Lernen von den O.W.L.s

von Beatrice Behn

Die eine Sache, die sich in Barbara Wallbrauns „Uferfrauen – Lesbisches L(i)eben in der DDR“ am eindrücklichsten ins Gedächtnis bohrt, sind die Erzählungen der porträtierten Frauen über ihre erste Begegnung mit dem Konzept von Homosexualität. Stets war es ein Nebensatz oder eine kleine Abschätzigkeit, die den ersten Aha-Moment mit sich brachte, dass es da ein Wort, eine Idee und sogar andere Frauen gibt, die ebenso fühlen wie sie. Und auch wenn ich, ebenfalls ein DDR-Kind, ein paar Dekaden jünger bin als sie, kenne ich diese Dynamik noch aus meiner Kindheit.

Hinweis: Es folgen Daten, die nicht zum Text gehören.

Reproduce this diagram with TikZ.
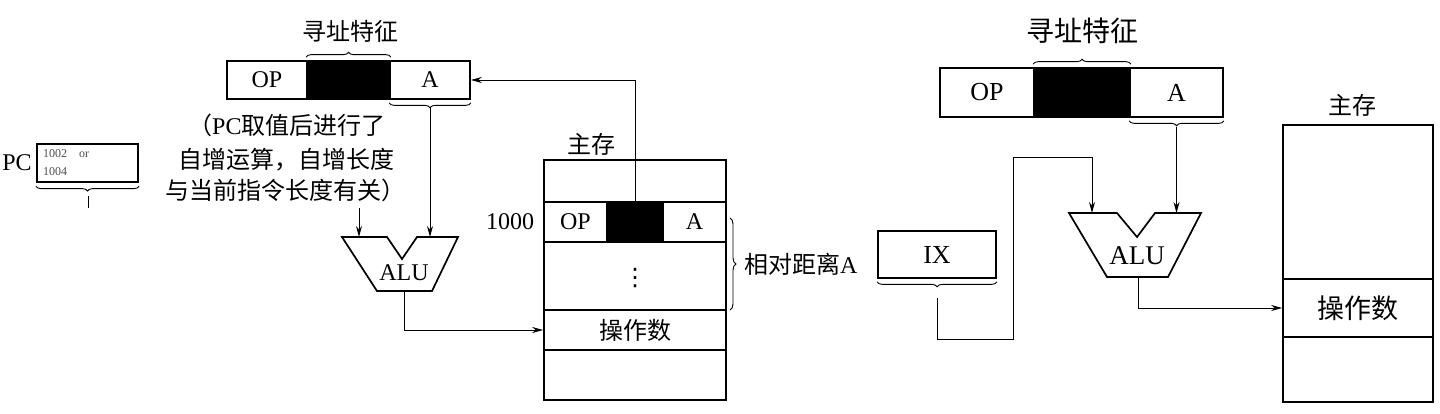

„Sowas gibt’s bei uns nicht!“ ist einer dieser Sätze, den ich überraschend oft hörte. Gesagt wurde er immer dann, wenn man darauf hinweisen wollte, wie toll und ideal die sozialistische Gesellschaft im Gegensatz zum kapitalistischen Ausland ist. Im „Westen“ gibt es Kriminelle. Bei uns aber nicht. Im „Westen“ gibt es Mörder und Kinderschänder. Bei uns aber nicht. Im „Westen“ gibt’s Schwule und Perverse. Bei uns aber nicht. Das war der Kontext, in dem ich zum ersten Mal von Homosexualität hörte, noch komplett ahnungslos, was dieses Wort eigentlich bedeutete und dass ich selbst eines Tages queer sein würde.

Wie also lebt und liebt man als Lesbe, wenn die eigene Gesellschaft keinerlei Anzeichen gibt, dass so etwas möglich ist? Genau das ist die anfängliche Frage, auf die  Wallbraun eine Antwort sucht. Sie findet sie bei Christiane Seefeld, Urgestein der Ost-Berliner Lesbenszene, Sabine und Gisela, die sich mit eigenen Händen in Sachsen-Anhalt ein Haus bauten, Carola aus Dresden, Elke Prinz, Gründerin eines Frauenzentrums in Halle, und der renitenten Pat Wunderlich, Mitgründerin des Unabhängigen Frauenverbandes, der zur Wende und danach für die Gleichberechtigung aller Frauen kämpfte.

Den meisten dieser Frauen blieb die Möglichkeit auf ein lesbisches Leben anfangs völlig verwehrt. Sie gingen, wie man es eben so macht, die klassische Route über eine Beziehung mit einem Mann und einer Heirat mit anschließendem Kind. Erst verheißungsvolle Begegnungen mit anderen Frauen eröffneten hier neues Denken und Leben. Für andere war der Weg ins lesbische L(i)eben von Anfang an mit staatlicher Gewalt und Repressalien verbunden.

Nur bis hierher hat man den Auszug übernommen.